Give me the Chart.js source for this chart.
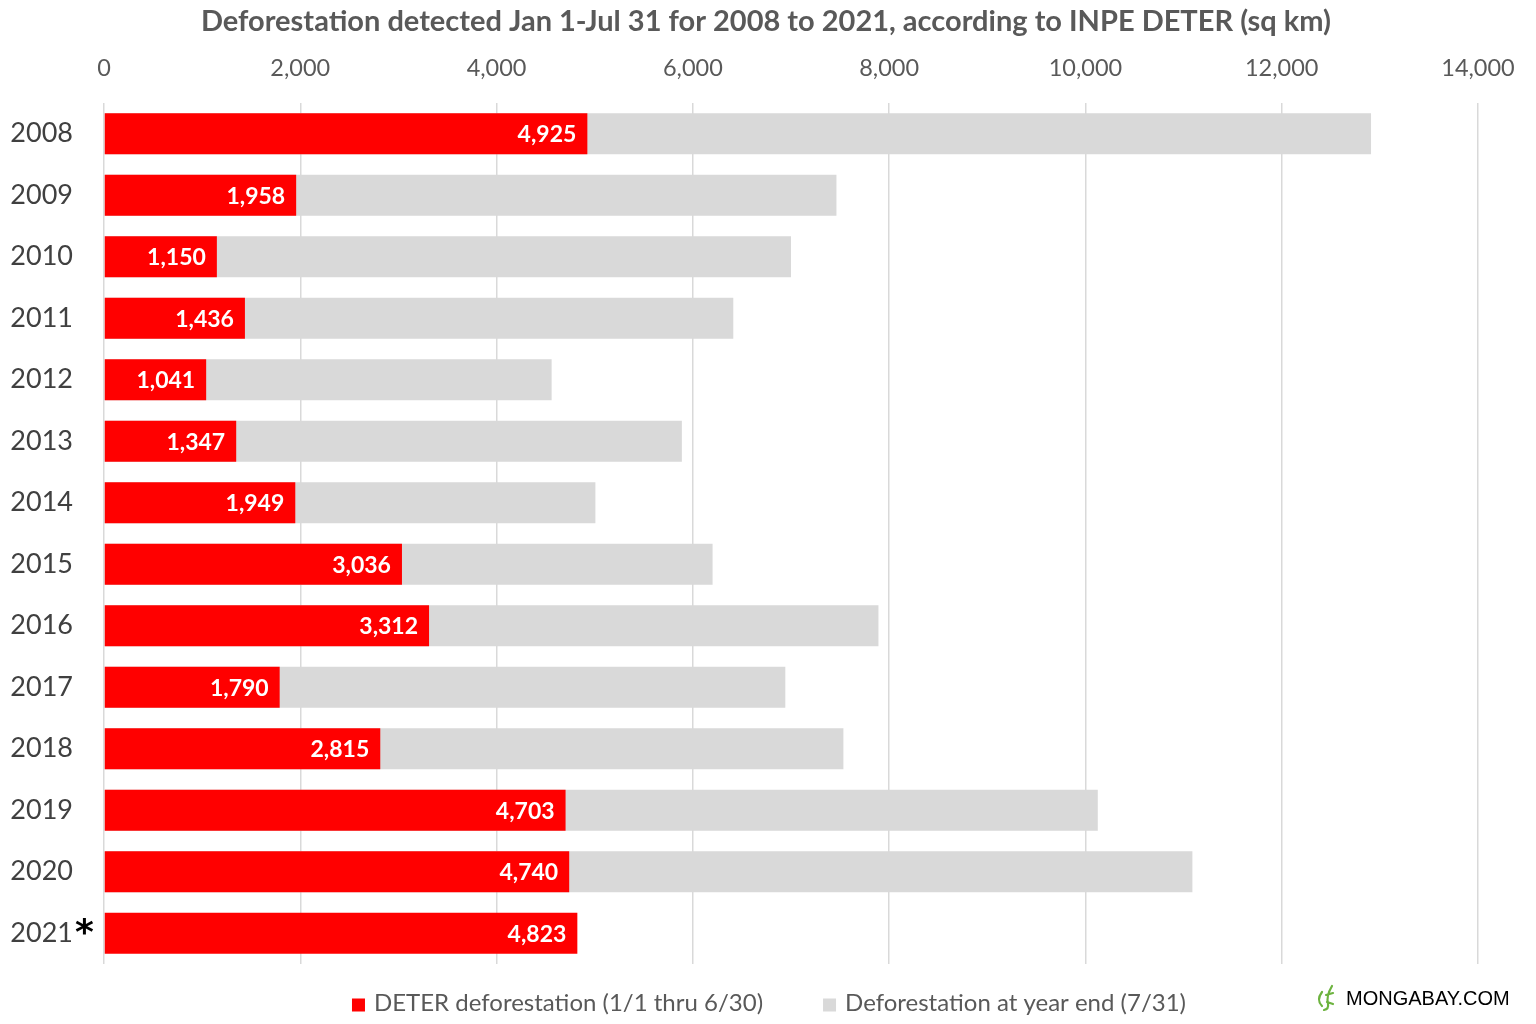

--------------------

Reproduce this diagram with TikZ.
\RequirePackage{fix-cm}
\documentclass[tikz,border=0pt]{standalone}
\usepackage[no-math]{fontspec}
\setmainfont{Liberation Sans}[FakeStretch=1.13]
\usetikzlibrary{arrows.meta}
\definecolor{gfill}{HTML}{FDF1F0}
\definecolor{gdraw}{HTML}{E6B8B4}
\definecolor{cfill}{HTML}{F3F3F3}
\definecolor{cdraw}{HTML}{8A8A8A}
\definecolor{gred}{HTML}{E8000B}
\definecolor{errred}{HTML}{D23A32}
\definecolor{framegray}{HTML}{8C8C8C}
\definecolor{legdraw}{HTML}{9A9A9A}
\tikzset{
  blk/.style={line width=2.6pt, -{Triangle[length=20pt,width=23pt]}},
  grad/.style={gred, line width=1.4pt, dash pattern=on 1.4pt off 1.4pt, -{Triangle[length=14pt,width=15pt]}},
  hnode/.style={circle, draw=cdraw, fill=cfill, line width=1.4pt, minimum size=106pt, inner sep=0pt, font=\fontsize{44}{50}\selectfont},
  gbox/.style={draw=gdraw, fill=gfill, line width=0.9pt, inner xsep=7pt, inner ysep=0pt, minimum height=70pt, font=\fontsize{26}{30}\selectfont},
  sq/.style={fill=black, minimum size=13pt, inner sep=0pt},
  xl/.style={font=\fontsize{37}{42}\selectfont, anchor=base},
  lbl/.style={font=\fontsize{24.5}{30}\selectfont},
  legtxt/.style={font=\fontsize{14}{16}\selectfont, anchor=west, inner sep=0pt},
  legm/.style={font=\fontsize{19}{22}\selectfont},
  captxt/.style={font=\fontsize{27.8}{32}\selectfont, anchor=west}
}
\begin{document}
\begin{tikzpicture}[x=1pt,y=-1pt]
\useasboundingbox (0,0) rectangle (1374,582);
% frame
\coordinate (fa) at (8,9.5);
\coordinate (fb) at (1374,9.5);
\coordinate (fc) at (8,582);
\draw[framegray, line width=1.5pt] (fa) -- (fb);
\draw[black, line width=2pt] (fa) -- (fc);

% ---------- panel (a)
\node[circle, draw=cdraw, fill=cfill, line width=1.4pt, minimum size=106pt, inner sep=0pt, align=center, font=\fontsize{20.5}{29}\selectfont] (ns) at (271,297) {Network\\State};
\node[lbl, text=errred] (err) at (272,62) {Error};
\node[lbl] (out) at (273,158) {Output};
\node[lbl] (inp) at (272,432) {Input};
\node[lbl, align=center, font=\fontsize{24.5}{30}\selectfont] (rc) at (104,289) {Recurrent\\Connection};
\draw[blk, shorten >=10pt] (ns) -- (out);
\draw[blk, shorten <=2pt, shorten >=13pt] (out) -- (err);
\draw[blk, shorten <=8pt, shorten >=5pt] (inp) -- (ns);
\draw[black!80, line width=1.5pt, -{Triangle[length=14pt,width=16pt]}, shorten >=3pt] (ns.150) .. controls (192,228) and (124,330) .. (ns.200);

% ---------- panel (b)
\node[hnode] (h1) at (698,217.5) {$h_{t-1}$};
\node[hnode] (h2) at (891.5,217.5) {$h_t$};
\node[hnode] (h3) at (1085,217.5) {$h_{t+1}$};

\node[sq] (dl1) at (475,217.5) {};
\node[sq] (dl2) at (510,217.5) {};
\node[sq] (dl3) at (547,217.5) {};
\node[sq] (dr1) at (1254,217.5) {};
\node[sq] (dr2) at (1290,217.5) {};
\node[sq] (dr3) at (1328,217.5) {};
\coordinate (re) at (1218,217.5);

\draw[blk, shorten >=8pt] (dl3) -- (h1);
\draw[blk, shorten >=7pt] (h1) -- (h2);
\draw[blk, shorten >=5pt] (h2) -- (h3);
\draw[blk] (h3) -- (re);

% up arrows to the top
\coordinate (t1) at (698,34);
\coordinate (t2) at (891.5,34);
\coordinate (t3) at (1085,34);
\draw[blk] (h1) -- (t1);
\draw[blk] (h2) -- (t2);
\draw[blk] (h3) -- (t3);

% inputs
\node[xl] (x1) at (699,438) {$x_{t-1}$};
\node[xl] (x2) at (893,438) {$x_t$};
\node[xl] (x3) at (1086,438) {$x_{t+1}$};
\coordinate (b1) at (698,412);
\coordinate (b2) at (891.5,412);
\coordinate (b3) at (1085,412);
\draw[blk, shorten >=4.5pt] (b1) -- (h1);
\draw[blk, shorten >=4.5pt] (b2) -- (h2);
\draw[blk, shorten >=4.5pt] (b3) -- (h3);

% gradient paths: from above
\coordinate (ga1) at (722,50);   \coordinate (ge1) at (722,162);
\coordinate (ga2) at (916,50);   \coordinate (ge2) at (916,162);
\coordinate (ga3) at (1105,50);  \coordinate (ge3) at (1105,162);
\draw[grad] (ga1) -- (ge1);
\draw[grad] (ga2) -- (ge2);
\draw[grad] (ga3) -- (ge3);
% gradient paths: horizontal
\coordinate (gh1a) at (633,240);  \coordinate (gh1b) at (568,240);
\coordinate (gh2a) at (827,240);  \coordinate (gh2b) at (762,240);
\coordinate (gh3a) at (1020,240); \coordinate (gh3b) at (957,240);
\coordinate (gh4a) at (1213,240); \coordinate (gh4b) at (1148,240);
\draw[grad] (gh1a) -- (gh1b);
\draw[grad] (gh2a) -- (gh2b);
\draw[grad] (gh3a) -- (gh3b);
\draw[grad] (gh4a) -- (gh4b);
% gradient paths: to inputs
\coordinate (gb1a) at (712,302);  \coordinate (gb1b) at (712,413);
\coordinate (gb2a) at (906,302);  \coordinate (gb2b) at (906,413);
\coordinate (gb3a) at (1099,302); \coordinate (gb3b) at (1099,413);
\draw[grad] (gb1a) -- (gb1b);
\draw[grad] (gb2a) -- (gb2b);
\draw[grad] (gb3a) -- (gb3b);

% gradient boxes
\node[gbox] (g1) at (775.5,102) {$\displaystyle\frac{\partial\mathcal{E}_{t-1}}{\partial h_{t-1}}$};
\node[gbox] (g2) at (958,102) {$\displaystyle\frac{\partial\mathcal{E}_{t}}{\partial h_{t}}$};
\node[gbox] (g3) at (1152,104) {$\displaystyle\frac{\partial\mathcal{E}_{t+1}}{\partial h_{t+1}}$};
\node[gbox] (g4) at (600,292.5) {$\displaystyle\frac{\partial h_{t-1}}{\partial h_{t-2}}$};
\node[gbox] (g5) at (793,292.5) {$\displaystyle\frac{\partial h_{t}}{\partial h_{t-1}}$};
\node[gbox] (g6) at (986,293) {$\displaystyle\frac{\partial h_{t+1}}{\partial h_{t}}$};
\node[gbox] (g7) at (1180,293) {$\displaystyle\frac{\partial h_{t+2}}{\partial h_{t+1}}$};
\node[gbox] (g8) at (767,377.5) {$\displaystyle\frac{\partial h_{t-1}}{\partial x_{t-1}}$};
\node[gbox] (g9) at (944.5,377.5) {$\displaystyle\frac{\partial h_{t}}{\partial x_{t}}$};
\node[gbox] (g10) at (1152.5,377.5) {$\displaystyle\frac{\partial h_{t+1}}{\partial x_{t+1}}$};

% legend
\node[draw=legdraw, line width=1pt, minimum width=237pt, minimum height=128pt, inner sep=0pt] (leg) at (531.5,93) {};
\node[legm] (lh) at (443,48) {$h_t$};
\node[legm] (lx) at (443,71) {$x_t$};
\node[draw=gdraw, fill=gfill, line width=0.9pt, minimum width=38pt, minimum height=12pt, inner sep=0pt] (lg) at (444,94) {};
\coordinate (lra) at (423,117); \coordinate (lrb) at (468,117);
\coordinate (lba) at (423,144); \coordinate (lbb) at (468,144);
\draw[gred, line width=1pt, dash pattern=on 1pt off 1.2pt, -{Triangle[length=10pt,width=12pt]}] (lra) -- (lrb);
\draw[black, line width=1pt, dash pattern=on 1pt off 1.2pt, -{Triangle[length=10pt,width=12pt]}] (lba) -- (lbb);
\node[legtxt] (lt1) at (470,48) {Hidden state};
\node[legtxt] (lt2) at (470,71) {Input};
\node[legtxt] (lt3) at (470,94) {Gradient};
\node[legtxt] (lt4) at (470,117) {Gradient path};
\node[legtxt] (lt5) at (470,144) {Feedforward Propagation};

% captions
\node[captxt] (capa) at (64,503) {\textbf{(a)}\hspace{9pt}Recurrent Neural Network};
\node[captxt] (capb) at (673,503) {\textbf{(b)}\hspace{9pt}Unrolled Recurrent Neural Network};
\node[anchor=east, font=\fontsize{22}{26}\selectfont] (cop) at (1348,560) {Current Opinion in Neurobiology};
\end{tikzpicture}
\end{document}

--------------------

(What is needed):
Which lines contain the word "this"? Return each of them.

(Full response):
Give me the Chart.js source for this chart.
Reproduce this diagram with TikZ.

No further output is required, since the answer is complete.